Economists over the past few weeks have debated whether or not the country is headed toward another recession.
Some are certain the country is nearing a recession because of a scenario known as the "inverted yield curve," which occurs when short-term bonds generate more in interest than long-term bonds. This occurrence has proceeded every recession since 1955, so investors showed some signs of worry when it occurred earlier this month. However, others aren't as quick to make a conclusion on where the economy is headed.
Whether the country is headed toward a recession or not, local financial advisors say there are a few things readers can do to prepare themselves and their investments for whatever comes. -- Matthew DiGiacomo, certified financial planner with Core Financial Group:
Since 1950, there have been 10 recessions, on average approximately one every seven years, according to the Bureau of Labor Statistics and National Bureau of Economic Research.
Despite those recessions, DiGiacomo said, the U.S. economy has performed well over that period of time.
"Of course nobody knows for sure where the economy is headed, despite the fact that we would all love to have a crystal ball," he said. "However, it's important to remember that the economy is cyclical and that recessions are a normal, and even healthy, part of the economy."
He said there are more factors than just the inverted yield curve that should be considered when trying to predict the next recession, even if there has been a correlation in the past.
"Interestingly, while it's true that a recession normally follows an inverted yield curve, the recession has generally occurred 8-20 months after the inverted yield curve," DiGiacomo said. "Also, an inverted yield curve does not have any relationship as to the length or severity of the recession."
For those who are concerned about where the economy is headed, he said there are a few things they can do to prepare for the unknowns.
"A well thought out investment plan based upon an individual's risk tolerance, time frames, and goals should not be altered just because of economic news.
Having said that, it never hurts to review your portfolio -- with your trusted investment professional if you have one -- to make sure it is diversified and on track for your goals," he said. -- David Shaw, president and CEO of Shaw & Associates:
Shaw said he is cautiously optimistic when considering the current economy and where it's headed.
"While we have had some indications of a potential pull back, we have many indications that the economy still has room to grow," he said. "Unemployment is at an all-time low, retail sales are strong, and consumer confidence is good."
When trying to predict whether or not the economy is headed toward another recession, he said, it takes more than just an inverted yield curve. Other factors that should be considered include gross domestic product, unemployment, durable goods orders, retail sales figures, housing, oil prices, and the federal reserve actions.
"Do not get caught in the emotional roller coaster of investing," Shaw said. "Also, make sure you have a well-diversified portfolio and understand what your exposure is to the various areas of the market.
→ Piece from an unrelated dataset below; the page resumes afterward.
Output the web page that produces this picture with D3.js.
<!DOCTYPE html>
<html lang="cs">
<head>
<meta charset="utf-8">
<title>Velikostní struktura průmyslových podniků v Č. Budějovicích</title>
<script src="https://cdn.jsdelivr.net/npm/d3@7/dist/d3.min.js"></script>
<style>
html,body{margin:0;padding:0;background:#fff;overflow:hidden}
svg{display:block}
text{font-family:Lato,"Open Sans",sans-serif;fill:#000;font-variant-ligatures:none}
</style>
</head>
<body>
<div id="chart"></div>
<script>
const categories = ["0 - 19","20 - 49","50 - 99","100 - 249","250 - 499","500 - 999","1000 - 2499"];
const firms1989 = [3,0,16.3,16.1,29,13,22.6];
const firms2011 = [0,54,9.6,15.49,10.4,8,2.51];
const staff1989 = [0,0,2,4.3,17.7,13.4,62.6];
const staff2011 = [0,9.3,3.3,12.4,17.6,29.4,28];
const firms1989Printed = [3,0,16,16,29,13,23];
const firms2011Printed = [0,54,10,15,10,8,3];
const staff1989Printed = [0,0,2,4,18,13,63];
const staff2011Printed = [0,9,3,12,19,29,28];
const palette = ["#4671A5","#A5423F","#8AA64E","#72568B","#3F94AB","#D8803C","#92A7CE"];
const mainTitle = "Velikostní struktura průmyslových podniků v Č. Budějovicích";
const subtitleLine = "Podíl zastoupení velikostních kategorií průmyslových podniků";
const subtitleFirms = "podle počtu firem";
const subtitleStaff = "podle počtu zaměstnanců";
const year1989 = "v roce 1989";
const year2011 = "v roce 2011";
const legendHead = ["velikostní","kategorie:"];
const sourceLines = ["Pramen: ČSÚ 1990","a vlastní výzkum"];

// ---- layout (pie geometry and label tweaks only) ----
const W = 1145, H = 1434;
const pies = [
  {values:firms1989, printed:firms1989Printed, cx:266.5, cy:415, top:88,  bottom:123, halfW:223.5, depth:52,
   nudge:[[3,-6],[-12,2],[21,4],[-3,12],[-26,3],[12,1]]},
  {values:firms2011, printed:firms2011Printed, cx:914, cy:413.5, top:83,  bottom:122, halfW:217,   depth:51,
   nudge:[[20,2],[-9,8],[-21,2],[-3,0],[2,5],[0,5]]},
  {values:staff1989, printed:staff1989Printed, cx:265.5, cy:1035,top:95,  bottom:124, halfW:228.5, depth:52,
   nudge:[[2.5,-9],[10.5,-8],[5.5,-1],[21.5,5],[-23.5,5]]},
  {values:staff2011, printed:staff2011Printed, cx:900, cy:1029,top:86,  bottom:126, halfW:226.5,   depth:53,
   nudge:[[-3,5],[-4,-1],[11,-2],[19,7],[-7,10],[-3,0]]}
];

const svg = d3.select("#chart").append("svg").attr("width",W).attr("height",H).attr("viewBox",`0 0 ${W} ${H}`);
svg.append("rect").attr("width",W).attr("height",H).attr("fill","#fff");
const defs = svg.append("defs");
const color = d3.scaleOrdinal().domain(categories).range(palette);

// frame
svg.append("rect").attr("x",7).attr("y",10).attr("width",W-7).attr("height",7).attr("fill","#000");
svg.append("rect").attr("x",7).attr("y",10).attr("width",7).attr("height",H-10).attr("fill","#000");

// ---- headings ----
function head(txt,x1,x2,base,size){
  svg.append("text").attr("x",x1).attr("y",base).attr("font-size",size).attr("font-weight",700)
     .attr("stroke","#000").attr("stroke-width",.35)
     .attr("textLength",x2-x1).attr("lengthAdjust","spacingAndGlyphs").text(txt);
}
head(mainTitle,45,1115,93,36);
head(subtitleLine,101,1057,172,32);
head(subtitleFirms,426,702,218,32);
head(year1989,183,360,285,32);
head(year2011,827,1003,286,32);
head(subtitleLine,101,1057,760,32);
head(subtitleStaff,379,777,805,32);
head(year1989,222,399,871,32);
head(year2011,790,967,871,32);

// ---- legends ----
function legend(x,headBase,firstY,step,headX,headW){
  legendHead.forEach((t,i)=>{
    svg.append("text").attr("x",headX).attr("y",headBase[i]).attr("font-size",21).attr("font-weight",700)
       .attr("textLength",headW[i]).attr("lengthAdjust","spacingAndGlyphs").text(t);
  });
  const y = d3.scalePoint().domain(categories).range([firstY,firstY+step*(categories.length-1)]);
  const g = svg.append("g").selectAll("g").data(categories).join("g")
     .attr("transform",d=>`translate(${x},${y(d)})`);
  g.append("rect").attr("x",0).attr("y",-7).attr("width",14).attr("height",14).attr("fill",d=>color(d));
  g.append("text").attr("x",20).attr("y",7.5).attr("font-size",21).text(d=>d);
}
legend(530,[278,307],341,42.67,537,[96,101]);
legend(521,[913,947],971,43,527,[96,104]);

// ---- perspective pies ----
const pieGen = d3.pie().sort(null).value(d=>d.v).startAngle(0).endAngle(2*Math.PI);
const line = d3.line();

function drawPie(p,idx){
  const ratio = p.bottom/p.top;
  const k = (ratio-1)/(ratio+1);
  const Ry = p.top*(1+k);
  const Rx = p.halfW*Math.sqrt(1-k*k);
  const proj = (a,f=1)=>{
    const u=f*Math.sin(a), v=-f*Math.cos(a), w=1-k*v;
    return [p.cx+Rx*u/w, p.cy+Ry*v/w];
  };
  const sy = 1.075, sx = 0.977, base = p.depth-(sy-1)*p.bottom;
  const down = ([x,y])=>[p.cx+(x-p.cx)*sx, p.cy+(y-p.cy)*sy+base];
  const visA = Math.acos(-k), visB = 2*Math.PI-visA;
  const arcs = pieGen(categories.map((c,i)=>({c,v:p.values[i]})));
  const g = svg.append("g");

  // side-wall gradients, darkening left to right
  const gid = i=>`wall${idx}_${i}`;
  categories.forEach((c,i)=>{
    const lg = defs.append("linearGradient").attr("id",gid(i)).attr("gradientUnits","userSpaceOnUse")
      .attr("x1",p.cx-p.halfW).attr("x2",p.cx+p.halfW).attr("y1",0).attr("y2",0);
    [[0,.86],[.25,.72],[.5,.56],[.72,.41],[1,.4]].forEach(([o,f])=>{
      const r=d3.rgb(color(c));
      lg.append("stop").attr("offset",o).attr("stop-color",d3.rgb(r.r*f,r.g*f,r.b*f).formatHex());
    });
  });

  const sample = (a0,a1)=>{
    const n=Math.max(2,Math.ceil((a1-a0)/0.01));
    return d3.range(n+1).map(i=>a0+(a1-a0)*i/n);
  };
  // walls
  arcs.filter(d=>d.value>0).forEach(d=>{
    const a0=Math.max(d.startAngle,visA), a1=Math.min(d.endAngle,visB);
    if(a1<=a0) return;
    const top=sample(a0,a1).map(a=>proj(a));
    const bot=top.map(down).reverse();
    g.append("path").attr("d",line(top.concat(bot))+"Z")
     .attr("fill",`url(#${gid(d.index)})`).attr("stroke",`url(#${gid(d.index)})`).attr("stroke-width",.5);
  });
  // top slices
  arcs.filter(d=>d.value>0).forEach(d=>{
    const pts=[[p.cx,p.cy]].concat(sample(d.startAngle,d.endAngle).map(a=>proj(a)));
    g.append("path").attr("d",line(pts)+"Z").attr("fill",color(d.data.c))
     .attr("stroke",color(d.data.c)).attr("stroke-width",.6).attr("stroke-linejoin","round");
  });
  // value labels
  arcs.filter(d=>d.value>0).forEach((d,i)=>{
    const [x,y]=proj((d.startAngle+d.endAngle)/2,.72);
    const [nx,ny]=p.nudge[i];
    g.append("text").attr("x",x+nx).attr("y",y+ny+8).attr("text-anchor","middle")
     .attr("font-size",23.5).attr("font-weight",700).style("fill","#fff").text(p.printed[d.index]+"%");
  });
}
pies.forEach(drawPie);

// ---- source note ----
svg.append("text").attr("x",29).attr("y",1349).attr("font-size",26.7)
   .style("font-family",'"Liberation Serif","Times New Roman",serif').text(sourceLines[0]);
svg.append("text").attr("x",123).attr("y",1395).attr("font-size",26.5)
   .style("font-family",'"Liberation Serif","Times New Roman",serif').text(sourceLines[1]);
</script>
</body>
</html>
What is best for your friend is not always best for yourself. Set your financial goals and have a plan on how to achieve them."
Those either close to retirement or already there should evaluate and review their current and future needs and make sure they do not have too much risk or exposure in their portfolio, he said.
"Everyone must have a disciplined goal focused approach to investment/retirement planning. Remember, everyone's financial needs are not the same and avoid the investment roller coaster. You will always hear both the good and the bad of the market, but at the end of the day you should be focused on what is best for you and your family," Shaw said. "Do not invest blindly and have at least a minimal understanding of what you are invested in and what your real risk in the market is. If you are too nervous about the market volatility, then it is time to find out why." -- Rik Jimerson, senior partner with JM Wealth Management Group:
Jimerson said there are two things the market is sure to always do: go up and go down.
While there seems to be increased volatility currently, which isn't that unusual for this time of year, investors always need to be aware and regularly review their policies, he said.
"It is important to keep in mind that volatility is a natural and expected element of investing. This is the reason we take a holistic long-term approach," Jimerson said. "I know it doesn't feel good to see potentially lower account balances, but the best way to manage market declines is to stay with your long-term outlook."
For those concerned about their investments, Jimerson suggested reviewing their positions to see if any adjustments need to be made.
"Remember, your investments and cash each have a significant roll in your Life Plan, and you need to have portions earmarked for different needs. Short-term monies not to be at risk, to be used anywhere from six months to two years from now.
Mid-term monies to assure expected and unexpected expenses over the next five to seven years. These are what we look at if concerned regarding the market. Long-term monies you plan to use, or not, but like knowing it is growing and offsetting inflation and taxes," Jimerson said. "Do not try to jump out or into the market. That is all about luck. Develop a plan and stick to it."